Fouling propensity of high-phosphorus solid fuels: Predictive criteria and ash deposits characterisation of sunflower hulls with P/Ca-additives in a drop tube furnace

• We propose a characterisation tool to describe the fouling of high-P solid fuels.
• The influence of H3PO4 and CaCO3 additives is studied in a drop tube furnace.
• Visual and SEM–EDX analyses are applied to the deposits.
• A proper addition of Ca-, P-based additives can reduce the sunflower hulls fouling.
• The experimental results confirm the added value of the characterisation approach.

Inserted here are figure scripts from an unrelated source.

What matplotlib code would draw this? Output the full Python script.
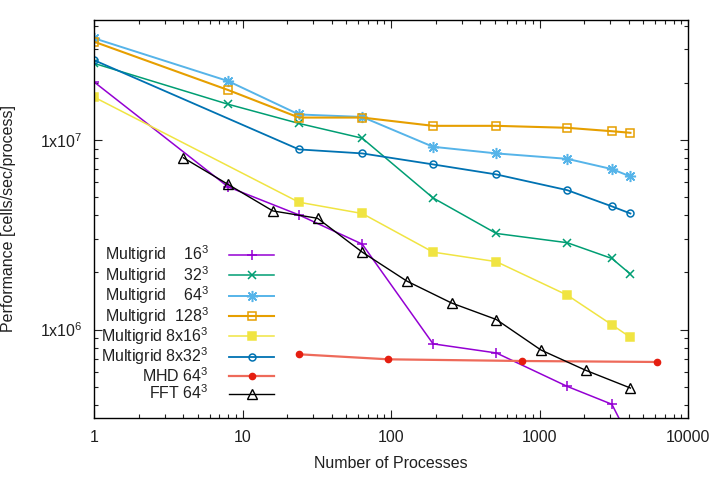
# gnuplot-style scaling plot: performance per process vs number of processes

import matplotlib
matplotlib.use('Agg')
import matplotlib.pyplot as plt
from matplotlib.ticker import FixedLocator, FixedFormatter, LogLocator, NullFormatter

plt.rcParams['font.family'] = ['Liberation Sans', 'DejaVu Sans']
plt.rcParams['mathtext.default'] = 'regular'

# data
procs_mg = [1, 8, 24, 64, 192, 512, 1536, 3072, 4096]
mg16 = [2.02e7, 5.65e6, 4.02e6, 2.82e6, 8.41e5, 7.53e5, 5.02e5, 4.04e5, 2.6e5]
mg32 = [2.53e7, 1.54e7, 1.22e7, 1.02e7, 4.94e6, 3.21e6, 2.87e6, 2.37e6, 1.96e6]
mg64 = [3.43e7, 2.04e7, 1.36e7, 1.32e7, 9.19e6, 8.48e6, 7.94e6, 7.01e6, 6.41e6]
mg128 = [3.29e7, 1.83e7, 1.31e7, 1.31e7, 1.185e7, 1.185e7, 1.157e7, 1.11e7, 1.089e7]

procs_mg8 = [1, 24, 64, 192, 512, 1536, 3072, 4096]
mg8x16 = [1.68e7, 4.69e6, 4.09e6, 2.56e6, 2.28e6, 1.52e6, 1.06e6, 9.1e5]
mg8x32 = [2.63e7, 8.90e6, 8.48e6, 7.42e6, 6.57e6, 5.43e6, 4.46e6, 4.09e6]

procs_mhd = [24, 96, 768, 6144]
mhd64 = [7.41e5, 6.97e5, 6.83e5, 6.75e5]

procs_fft = [4, 8, 16, 32, 64, 128, 256, 512, 1024, 2048, 4096]
fft64 = [8.04e6, 5.82e6, 4.22e6, 3.86e6, 2.56e6, 1.80e6, 1.38e6, 1.13e6, 7.80e5, 6.10e5, 4.92e5]

labels = ['Multigrid    16$^3$', 'Multigrid    32$^3$', 'Multigrid    64$^3$',
          'Multigrid  128$^3$', 'Multigrid 8x16$^3$', 'Multigrid 8x32$^3$',
          'MHD 64$^3$', 'FFT 64$^3$']

x_ticks = [1, 10, 100, 1000, 10000]
x_ticklabels = ['1', '10', '100', '1000', '10000']
y_ticks = [1e6, 1e7]
y_ticklabels = ['1x10$^6$', '1x10$^7$']

fs = 11.5

fig = plt.figure(figsize=(7.17, 4.78), dpi=100)
ax = fig.add_axes([94/717, 60/478, 594/717, 398/478])

ax.plot(procs_mg, mg16, color='#9400D3', lw=1.1, marker='+', ms=7, mew=1.1, label=labels[0])
ax.plot(procs_mg, mg32, color='#009E73', lw=1.1, marker='x', ms=6, mew=1.1, label=labels[1])
ax.plot(procs_mg, mg64, color='#56B4E9', lw=1.4, marker=(8, 2, 0), ms=8, mew=1.1, label=labels[2])
ax.plot(procs_mg, mg128, color='#E69F00', lw=1.5, marker='s', ms=6, mew=1.1,
        mfc='none', label=labels[3])
ax.plot(procs_mg8, mg8x16, color='#F0E442', lw=1.1, marker='s', ms=6, mew=1.1, label=labels[4])
ax.plot(procs_mg8, mg8x32, color='#0072B2', lw=1.3, marker='o', ms=5, mew=1.1,
        mfc='none', label=labels[5])
ax.plot(procs_mhd, mhd64, color='#EE6A5A', lw=1.6, marker='o', ms=4.5, mfc='#E51E10',
        mec='#E51E10', label=labels[6])
ax.plot(procs_fft, fft64, color='black', lw=1.0, marker='^', ms=7, mew=1.0,
        mfc='none', label=labels[7])

ax.set_xscale('log')
ax.set_yscale('log')
ax.set_xlim(1, 10000)
ax.set_ylim(3.42e5, 4.28e7)

ax.xaxis.set_major_locator(FixedLocator(x_ticks))
ax.xaxis.set_major_formatter(FixedFormatter(x_ticklabels))
ax.yaxis.set_major_locator(FixedLocator(y_ticks))
ax.yaxis.set_major_formatter(FixedFormatter(y_ticklabels))
ax.xaxis.set_minor_locator(LogLocator(base=10, subs=range(2, 10)))
ax.yaxis.set_minor_locator(LogLocator(base=10, subs=range(2, 10)))
ax.xaxis.set_minor_formatter(NullFormatter())
ax.yaxis.set_minor_formatter(NullFormatter())

ax.tick_params(which='both', direction='in', top=True, right=True, labelsize=fs,
               colors='#202020', width=0.8)
ax.tick_params(which='major', length=6)
ax.tick_params(which='minor', length=3)
ax.tick_params(axis='x', pad=9)
ax.tick_params(axis='y', pad=8)
for s in ax.spines.values():
    s.set_linewidth(1.0)

ax.set_xlabel('Number of Processes', fontsize=fs, color='#202020')
ax.set_ylabel('Performance [cells/sec/process]', fontsize=fs, color='#202020')
ax.xaxis.set_label_coords(0.5, -0.095)
ax.yaxis.set_label_coords(-0.131, 0.5)

leg = ax.legend(loc='center right', bbox_to_anchor=(274/717, 1 - 323/478),
                bbox_transform=fig.transFigure, frameon=False, markerfirst=False,
                handlelength=2.8, handletextpad=1.3, labelspacing=-0.08,
                borderpad=0, borderaxespad=0, fontsize=fs)
for t in leg.get_texts():
    t.set_color('#202020')

fig.savefig('out.png', dpi=100)
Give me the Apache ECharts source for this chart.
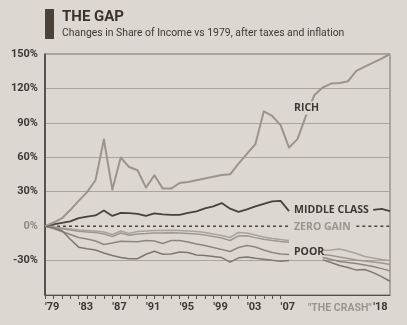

Fouling from the processing of residual biomass fuels in combustion applications is a major concern. This paper discusses the fouling behaviour of sunflower hulls with a high phosphorus (P) content by means of a broad fuel characterisation strategy including advanced predictive indices, the fuel selective leaching, multiple deposition tests in a Drop Tube Furnace (DTF) and deposits analysis with scanning electron microscopy–energy dispersive X-rays spectroscopy (SEM–EDS). First, we summarise the P-role in the ash chemistry, with a focus on the fouling mechanisms. Second, a characterisation strategy of the ash, based on three indices, including some details from the fuel selective leaching, is proposed to describe the P-rich fuels propensity to foul. The developed approach could be used as a complement to chemical equilibrium models. Thirdly, the characterisation strategy is applied to sunflower hulls. Deposition tests in an industrial scale DTF are performed for the raw fuel, and for the fuel with phosphoric acid (H3PO4H3PO4) water solution and calcium carbonate (CaCO3CaCO3) as additives, to obtain different P/K and P/Ca ratios in the fuel composition. The results show that increasing the fuel P-content allows to capture the alkali metals in alkali–alkaline earths–phosphates and alkali–phosphates phases, reducing the occurrence of deposits of S- and Cl-compounds. Low melting temperature phases can be reduced enhancing the formation of coarser, high melting temperatures ash particles formed by K/Na–Ca/Mg–phosphates, by means of an optimised addition of phosphorus- and active calcium-based additives. The experimental results confirmed the added value of the high-P fuels predictive characterisation strategy.